Ahhh … Chicago. Home to a stellar food scene, great cheese shops, amazing shopping, and Barack Obama. How I used to adore you.
And then you had to go and steal all of my farmstead organic summer butter.
Damn you.
This week is the last chance Chicagoans (is that a word?) will have to buy Al Bekkum’s amazing Summer Butter — an organic, farmstead hand-churned, hand-packed golden butter Al’s been making since August at Sassy Cow Creamery near Sun Prairie. Apparently summer is nearly over, and with it, the last of the summer butter is for sale. The truly sad part: I, like most Wisconsinites, never got any. (Stick lower lip out now).
I first learned about Al’s Summer Butter through some Chicago blog writers, who were raving about an amazing Wisconsin farmstead butter being made by Nordic Creamery, who sold it in 12 oz tubs at the Green City Farmer’s Market on Saturdays for $5.50.

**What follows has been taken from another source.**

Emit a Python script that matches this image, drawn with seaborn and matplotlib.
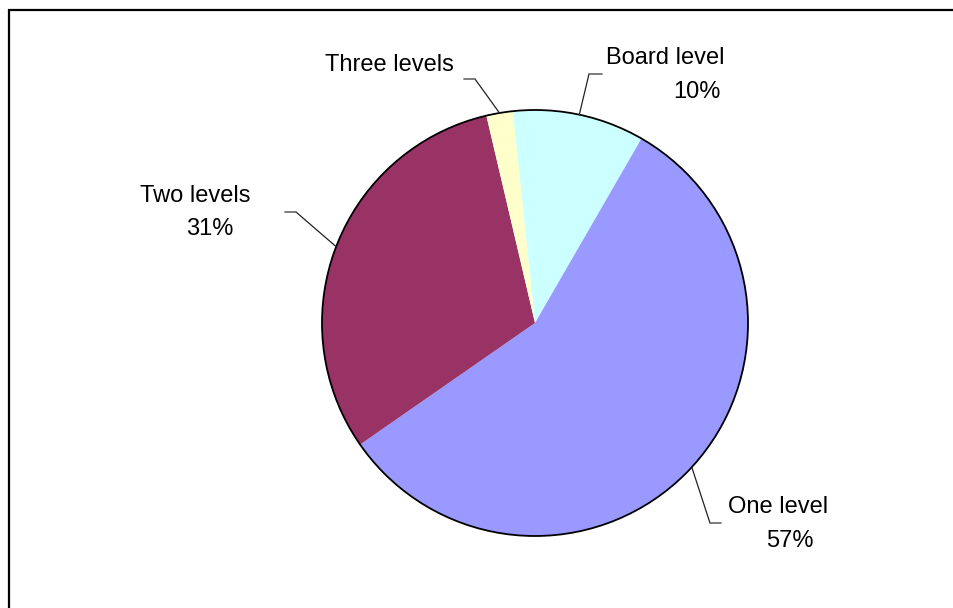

Turns out that Al, one of Wisconsin’s 43 licensed buttermakers, is indeed working with Sassy Cow Creamery (a farmstead milk bottling plant between Columbus and Sun Prairie) to produce specialty butters using Sassy Cow’s organic cream and the plant’s micro butter churn.
Every Thursday since August, Al has been trekking from his farm in Westby to Sassy Cow to make several batches of “Summer Butter,” using fresh cream from the Baerwolf’s organic, grass-fed cows. He churns between 50-60 pounds of butter at a time, and then hand packs it into 12 oz tubs while the next churn is working. He’s been taking between 300-400 tubs of this golden treasure to the Chicago farmer’s market every Saturday and selling out by noon.

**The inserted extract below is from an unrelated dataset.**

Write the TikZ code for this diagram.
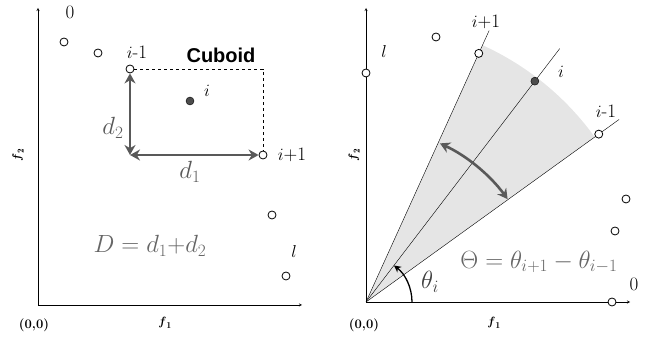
\documentclass[tikz,border=0pt]{standalone}
\usepackage{amsmath}
\usepackage{fontspec}
\newfontfamily\cuboidfont{Liberation Sans}
\usepackage{tikz}
\usetikzlibrary{arrows.meta}

\begin{document}
\begin{tikzpicture}[x=1pt, y=1pt, >=stealth,
    hollow/.style={circle, draw, thick, fill=white, inner sep=0pt, minimum size=8pt},
    fulldot/.style={circle, draw, fill=black!70, inner sep=0pt, minimum size=8pt},
    lbl/.style={font=\fontsize{19}{21}\selectfont},
    dlbl/.style={text=black!65, font=\fontsize{26}{28}\selectfont},
    bigeq/.style={text=black!60, font=\fontsize{25}{28}\selectfont},
    darrow/.style={arrows={Stealth[length=10pt,width=11pt]-Stealth[length=10pt,width=11pt]},
        line width=2.6pt, draw=black!65},
    axlbl/.style={font=\fontsize{13}{14}\selectfont\bfseries}]

    \useasboundingbox (0,0) rectangle (648,342);

    % ==========================================
    % VARIABLE DEFINITIONS
    % ==========================================
    % Ray angles of the right panel (degrees)
    \pgfmathsetmacro{\aUp}{65.6}    % ray through i+1
    \pgfmathsetmacro{\aMid}{52.6}   % ray through i
    \pgfmathsetmacro{\aLow}{35.8}   % ray through i-1
    % Radii
    \pgfmathsetmacro{\Rshade}{282}  % outer edge of the shaded sector
    \pgfmathsetmacro{\Rarc}{175}    % curved double arrow
    \pgfmathsetmacro{\Rtheta}{46}   % small theta_i arc
    % ==========================================

    % ---------- Left panel: cuboid distance ----------
    \coordinate (lo) at (38,37);
    \coordinate (ltop) at (38,334);
    \coordinate (lright) at (302,37);
    \draw[->] (lo) -- (ltop);
    \draw[->] (lo) -- (lright);

    % Solutions (hollow dots)
    \foreach \x/\y [count=\k] in {64/300, 98/289, 272/127}
        \node[hollow] (lp\k) at (\x,\y) {};
    \node[hollow] (lim) at (130,273) {};
    \node[hollow] (lip) at (263,187) {};
    \node[hollow] (ll) at (286,66) {};
    \node[fulldot] (li) at (190,241) {};

    % Cuboid around i
    \coordinate (lc) at (lim |- lip);
    \coordinate (lcorner) at (lip |- lim);
    \draw[dashed] (lim) -- (lcorner) -- (lip);
    \draw[darrow] (lim) -- (lc);
    \draw[darrow] (lc) -- (lip);

    % Labels
    \node[lbl] (lzero) at (70,330) {0};
    \node[lbl] (limlbl) at (137,290) {$i$-1};
    \node[font=\cuboidfont\bfseries\fontsize{20}{22}\selectfont] (lcub) at (221,287) {Cuboid};
    \node[lbl] (lilbl) at (207,251) {$i$};
    \node[dlbl] (ldtwo) at (113,214) {$d_2$};
    \node[dlbl] (ldone) at (190,170) {$d_1$};
    \node[lbl] (liplbl) at (292,187) {$i$+1};
    \node[lbl] (llbl) at (294,90) {$l$};
    \node[bigeq] (leq) at (150,96) {$D = d_1{+}d_2$};
    \node[axlbl] (lorig) at (34,17) {(0,0)};
    \node[axlbl] (lfone) at (165,19) {$\boldsymbol{f}_{\mathbf{1}}$};
    \node[axlbl, rotate=90] (lftwo) at (18,187) {$\boldsymbol{f}_{\mathbf{2}}$};

    % ---------- Right panel: angle between rays ----------
    \coordinate (ro) at (366,40);
    \coordinate (rtop) at (366,334);
    \coordinate (rright) at (630,40);

    % Shaded sector between i+1 and i-1
    \fill[gray!20] (ro) -- ++(\aLow:\Rshade) arc[start angle=\aLow, end angle=\aUp, radius=\Rshade] -- cycle;

    \draw[->] (ro) -- (rtop);
    \draw[->] (ro) -- (rright);

    % Rays from the origin
    \path (ro) ++(\aUp:298) coordinate (rupend);
    \path (ro) ++(\aMid:319) coordinate (rmidend);
    \path (ro) ++(\aLow:312) coordinate (rlowend);
    \draw (ro) -- (rupend);
    \draw (ro) -- (rmidend);
    \draw (ro) -- (rlowend);

    % Solutions on the rays
    \path (ro) ++(\aUp:273) node[hollow] (rip) {};
    \path (ro) ++(\aMid:278) node[fulldot] (ri) {};
    \path (ro) ++(\aLow:287) node[hollow] (rim) {};
    \foreach \x/\y [count=\k] in {436/305, 626/143, 615/111, 612/40}
        \node[hollow] (rp\k) at (\x,\y) {};
    \node[hollow] (rl) at (366,269) {};

    % Curved double arrow and theta_i
    \path (ro) ++(36:\Rarc) coordinate (rarcstart);
    \draw[darrow] (rarcstart) arc[start angle=36, end angle=65, radius=\Rarc];
    \path (ro) ++(0:\Rtheta) coordinate (rthstart);
    \draw[-{Stealth[length=7pt,width=7pt]}, line width=1.3pt] (rthstart) arc[start angle=0, end angle=\aMid, radius=\Rtheta];

    % Labels
    \node[lbl] (rllbl) at (384,290) {$l$};
    \node[lbl] (riplbl) at (486,320) {$i$+1};
    \node[lbl] (rilbl) at (561,270) {$i$};
    \node[lbl] (rimlbl) at (606,231) {$i$-1};
    \node[lbl] (rzero) at (634,58) {0};
    \node[bigeq] (req) at (539,80) {$\Theta = \theta_{i+1} - \theta_{i-1}$};
    \node[dlbl, text=black!75] (rth) at (430,60) {$\theta_i$};
    \node[axlbl] (rorig) at (364,17) {(0,0)};
    \node[axlbl] (rfone) at (494,19) {$\boldsymbol{f}_{\mathbf{1}}$};
    \node[axlbl, rotate=90] (rftwo) at (354,187) {$\boldsymbol{f}_{\mathbf{2}}$};

\end{tikzpicture}
\end{document}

While all this is good for Nordic Creamery, Sassy Cow and of course Chicago, meanwhile, I am Summer Butter-less. Fear not, however, Al assures me that because the season for Summer Butter is nearly over, he’s going to start experimenting with a Cultured Butter, as well as a farmstead holiday butter for the Wisconsin markets. Next spring, he’s even going to try making an organic whey cream butter, which I believe would be a first for the state.

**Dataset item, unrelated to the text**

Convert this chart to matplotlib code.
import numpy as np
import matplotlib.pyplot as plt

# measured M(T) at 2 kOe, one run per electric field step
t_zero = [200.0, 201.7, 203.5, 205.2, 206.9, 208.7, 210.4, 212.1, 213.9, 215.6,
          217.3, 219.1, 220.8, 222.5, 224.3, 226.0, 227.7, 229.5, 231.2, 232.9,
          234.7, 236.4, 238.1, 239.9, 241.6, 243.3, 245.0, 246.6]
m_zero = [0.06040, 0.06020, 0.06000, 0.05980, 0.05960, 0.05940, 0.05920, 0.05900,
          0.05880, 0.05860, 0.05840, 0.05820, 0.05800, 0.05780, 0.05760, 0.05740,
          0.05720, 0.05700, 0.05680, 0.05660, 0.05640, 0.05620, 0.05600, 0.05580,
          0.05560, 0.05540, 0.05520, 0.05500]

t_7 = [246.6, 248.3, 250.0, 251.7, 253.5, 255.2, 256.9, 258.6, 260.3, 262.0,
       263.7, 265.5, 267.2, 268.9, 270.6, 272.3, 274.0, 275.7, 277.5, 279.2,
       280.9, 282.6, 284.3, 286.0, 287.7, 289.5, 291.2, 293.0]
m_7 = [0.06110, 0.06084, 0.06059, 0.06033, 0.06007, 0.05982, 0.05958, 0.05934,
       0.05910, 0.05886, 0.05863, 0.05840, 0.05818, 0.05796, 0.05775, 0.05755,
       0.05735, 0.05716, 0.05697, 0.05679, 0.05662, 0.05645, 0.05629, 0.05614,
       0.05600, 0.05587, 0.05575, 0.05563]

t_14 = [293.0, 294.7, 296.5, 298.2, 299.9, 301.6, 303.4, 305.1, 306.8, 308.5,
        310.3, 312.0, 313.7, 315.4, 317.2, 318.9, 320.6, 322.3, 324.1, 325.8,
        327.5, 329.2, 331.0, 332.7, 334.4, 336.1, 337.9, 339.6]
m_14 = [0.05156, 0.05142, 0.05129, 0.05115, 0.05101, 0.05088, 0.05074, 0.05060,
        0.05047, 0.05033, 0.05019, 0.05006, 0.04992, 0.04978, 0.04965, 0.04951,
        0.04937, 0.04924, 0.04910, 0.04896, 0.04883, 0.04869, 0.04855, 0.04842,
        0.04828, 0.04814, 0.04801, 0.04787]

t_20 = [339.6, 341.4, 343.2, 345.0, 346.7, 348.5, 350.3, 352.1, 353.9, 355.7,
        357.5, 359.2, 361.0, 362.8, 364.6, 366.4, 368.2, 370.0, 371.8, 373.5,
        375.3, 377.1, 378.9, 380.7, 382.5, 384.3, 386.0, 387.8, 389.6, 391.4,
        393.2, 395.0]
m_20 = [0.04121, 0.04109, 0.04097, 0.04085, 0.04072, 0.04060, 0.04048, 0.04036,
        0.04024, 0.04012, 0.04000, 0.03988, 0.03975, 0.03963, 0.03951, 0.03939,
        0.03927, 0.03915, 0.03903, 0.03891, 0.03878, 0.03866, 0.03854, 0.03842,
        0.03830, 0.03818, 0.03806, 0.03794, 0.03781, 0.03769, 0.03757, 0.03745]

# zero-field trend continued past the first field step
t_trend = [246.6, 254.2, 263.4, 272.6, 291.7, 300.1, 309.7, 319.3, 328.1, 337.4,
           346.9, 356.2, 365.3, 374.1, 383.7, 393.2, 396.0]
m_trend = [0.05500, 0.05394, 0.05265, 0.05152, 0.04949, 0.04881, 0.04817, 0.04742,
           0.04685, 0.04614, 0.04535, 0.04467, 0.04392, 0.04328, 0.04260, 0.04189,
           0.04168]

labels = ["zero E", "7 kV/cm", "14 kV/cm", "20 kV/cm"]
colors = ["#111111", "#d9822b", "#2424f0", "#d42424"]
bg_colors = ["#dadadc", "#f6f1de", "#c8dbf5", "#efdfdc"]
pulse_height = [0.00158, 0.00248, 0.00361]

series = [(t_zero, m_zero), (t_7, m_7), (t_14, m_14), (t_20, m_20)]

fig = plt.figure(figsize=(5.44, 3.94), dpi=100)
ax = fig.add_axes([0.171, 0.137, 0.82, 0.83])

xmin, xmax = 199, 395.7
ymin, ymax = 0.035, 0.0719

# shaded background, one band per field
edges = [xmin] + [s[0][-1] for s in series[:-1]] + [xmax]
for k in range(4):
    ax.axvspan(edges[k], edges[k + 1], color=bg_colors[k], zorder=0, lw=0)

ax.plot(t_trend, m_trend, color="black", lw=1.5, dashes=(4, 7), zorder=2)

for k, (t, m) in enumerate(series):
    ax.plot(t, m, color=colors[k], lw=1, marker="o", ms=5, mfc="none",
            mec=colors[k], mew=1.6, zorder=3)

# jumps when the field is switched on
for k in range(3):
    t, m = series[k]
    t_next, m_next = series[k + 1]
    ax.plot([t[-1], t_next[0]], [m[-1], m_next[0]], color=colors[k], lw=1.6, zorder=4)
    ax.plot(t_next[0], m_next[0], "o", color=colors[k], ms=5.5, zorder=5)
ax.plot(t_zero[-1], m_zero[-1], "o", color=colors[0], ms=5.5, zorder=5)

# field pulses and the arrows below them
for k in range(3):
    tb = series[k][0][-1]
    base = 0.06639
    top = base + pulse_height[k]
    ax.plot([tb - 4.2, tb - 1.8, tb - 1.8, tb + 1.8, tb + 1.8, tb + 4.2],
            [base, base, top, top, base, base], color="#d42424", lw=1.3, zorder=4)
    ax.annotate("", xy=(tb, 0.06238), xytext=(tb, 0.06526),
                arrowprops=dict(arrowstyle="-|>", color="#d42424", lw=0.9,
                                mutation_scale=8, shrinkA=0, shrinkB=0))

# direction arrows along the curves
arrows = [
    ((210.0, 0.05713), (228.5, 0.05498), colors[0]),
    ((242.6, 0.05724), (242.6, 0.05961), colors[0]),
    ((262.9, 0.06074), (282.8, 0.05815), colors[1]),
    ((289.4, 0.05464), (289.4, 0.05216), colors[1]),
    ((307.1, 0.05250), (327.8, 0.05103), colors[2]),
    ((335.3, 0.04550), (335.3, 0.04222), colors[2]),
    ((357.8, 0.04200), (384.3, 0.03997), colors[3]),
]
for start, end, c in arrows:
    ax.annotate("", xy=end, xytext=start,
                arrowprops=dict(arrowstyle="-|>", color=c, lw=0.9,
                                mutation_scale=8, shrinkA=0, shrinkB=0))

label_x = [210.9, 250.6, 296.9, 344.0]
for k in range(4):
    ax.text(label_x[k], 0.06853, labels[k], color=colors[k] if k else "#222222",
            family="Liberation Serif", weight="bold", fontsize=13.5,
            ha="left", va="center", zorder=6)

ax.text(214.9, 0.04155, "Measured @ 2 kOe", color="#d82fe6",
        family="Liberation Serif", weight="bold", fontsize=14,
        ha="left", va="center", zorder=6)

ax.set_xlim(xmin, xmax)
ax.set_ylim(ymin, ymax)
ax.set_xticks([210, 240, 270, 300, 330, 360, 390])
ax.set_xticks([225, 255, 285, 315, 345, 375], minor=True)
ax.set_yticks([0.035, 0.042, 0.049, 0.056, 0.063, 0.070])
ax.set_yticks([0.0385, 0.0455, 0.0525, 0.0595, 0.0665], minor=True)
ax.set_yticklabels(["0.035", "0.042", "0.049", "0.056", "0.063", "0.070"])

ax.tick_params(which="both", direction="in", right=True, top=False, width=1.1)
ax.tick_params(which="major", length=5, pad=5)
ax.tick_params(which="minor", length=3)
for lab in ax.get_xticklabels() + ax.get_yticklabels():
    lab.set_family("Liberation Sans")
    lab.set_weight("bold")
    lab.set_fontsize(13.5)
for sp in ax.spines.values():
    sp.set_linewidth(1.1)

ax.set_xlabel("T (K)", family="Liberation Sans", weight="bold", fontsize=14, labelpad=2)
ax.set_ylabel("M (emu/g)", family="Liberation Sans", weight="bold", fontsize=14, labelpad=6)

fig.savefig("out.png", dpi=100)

“Customers are blown away by the taste of fresh butter – most people have never had a fresh butter before,” Al says. “I make it on Thursday and take it to the market on Saturday. People are buying 20 cups at a pop. It’s unbelievable.”
“People are calling and emailing me every day asking where they can buy my butter in Wisconsin,” he says. “Well, I just can’t keep up with the demand right now, but I promise to have some butter in Wisconsin stores by Christmas.”
I’m holding you to that promise, Al.
So, take note, Wisconsinites. Look for Nordic Creamery butter in specialty food stores by December. And if all else fails, head to the Green City Market in Chicago this Saturday. Better get there early.